Pre-recorded videos of Woodland Sky and more Native dance groups will be streamed throughout the event, according to Crystal Cavalier, founder of MMIW NC Coalition.
Cavalier said she was impressed with the video Woodland Sky submitted.
“Michelle does her sidestep jingle and the jingle dress is always healing," Cavalier said. "And one woman in the group is doing women’s traditional dancing and she’s just very beautiful and graceful.
“They're giving a commemoration to the women who have passed and letting the dancing help heal the families.
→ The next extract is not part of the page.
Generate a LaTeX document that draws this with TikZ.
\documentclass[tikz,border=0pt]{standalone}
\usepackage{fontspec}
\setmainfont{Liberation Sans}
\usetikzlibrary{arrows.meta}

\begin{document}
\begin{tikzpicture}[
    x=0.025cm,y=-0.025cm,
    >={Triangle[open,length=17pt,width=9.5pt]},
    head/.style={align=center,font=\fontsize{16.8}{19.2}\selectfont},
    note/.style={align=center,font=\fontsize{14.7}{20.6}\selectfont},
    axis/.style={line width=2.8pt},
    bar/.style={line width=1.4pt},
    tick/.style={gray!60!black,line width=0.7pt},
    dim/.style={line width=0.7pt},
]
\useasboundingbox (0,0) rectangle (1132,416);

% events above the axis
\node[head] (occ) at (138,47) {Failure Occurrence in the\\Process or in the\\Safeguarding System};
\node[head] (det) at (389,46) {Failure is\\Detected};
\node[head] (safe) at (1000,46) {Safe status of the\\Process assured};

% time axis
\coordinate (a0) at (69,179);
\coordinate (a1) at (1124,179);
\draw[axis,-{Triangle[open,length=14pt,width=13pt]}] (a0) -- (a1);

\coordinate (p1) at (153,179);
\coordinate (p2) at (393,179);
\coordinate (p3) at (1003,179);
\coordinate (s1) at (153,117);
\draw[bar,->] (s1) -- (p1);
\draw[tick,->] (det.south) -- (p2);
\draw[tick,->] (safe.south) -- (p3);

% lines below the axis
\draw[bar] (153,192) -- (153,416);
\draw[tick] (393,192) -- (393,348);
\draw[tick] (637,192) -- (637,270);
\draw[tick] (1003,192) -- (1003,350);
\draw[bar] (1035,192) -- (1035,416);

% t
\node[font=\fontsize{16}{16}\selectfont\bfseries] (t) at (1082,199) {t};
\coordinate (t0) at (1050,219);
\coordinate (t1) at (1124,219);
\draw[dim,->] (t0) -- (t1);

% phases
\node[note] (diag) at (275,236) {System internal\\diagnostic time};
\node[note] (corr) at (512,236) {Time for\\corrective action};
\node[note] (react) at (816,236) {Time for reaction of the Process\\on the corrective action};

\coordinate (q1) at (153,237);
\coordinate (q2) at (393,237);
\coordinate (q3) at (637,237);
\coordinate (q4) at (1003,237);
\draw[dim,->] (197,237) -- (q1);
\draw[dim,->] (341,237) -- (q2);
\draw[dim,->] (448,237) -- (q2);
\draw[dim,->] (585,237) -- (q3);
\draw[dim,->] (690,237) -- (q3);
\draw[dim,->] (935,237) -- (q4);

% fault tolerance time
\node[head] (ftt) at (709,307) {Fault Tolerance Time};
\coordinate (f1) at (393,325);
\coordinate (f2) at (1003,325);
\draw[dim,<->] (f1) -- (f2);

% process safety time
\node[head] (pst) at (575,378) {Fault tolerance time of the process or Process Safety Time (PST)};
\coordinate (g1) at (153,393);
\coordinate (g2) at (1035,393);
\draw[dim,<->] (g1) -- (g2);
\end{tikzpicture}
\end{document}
I want them to let the families know that they're not alone.”
The virtual march will also feature conversations with families of MMIW, and addresses and performances from personalities and entertainers including activist Aminah Gaffar, actress Tantoo Cardinal and singer Pura Fé.
In his current solo show, Tlingit artist Preston Singletary reflects on his relationship with his late father through glass sculpture adorned with traditional Southeast Alaska Native formline design.
“With this show, I’m trying to process how I understand my father and celebrate his connection to nature, while mythologizing his activities and celebrating his life,” Singletary said in an artist statement.
According to Singletary, his father, who passed last November, was a fascinating and multi-faceted man whose interests and passions ranged from playing Delta Blues to carving soapstone, to poetry and fly fishing.
Carved paddles, salmon, boats and more water-oriented works dominate the exhibit by the world-renowned artist with pieces in museums including the Burke Museum in Seattle and the Smithsonian’s National Museum of the American Indian in Washington D.C.
Tribes from all over the U.S. and Canada will Powwow like it’s 2019, albeit online, at the 2021 Gathering of Nations Virtual Powwow.
Filled with drumming, dance parties, live music performances, appearances by Miss Indian World Cheyenne Kippenberger, a virtual Indian trader’s market and much more, the massive virtual Powwow is free to view on Saturday, April 23, and costs $9.99 to livestream on Sunday, April 24. Purchase tickets here.
As Hollywood primps and prepares for this Sunday’s 93rd Academy Awards, the Indigenous film world will focus on its own luminaries during the Native Women in Film Festival
Women in all aspects of the film industry, from directors, to location managers, will discuss their roles and the power and potential of Native women in cinema during the Festival’s Conversation Series.
Speakers include women involved in major motion pictures, including Allison A. Taylor, location manager for “Straight Outta Compton,” Loretta Todd, director of “Monkey Beach” and Marcei A. Brown, assistant director of Jordan Peele’s directorial debut “Get Out.”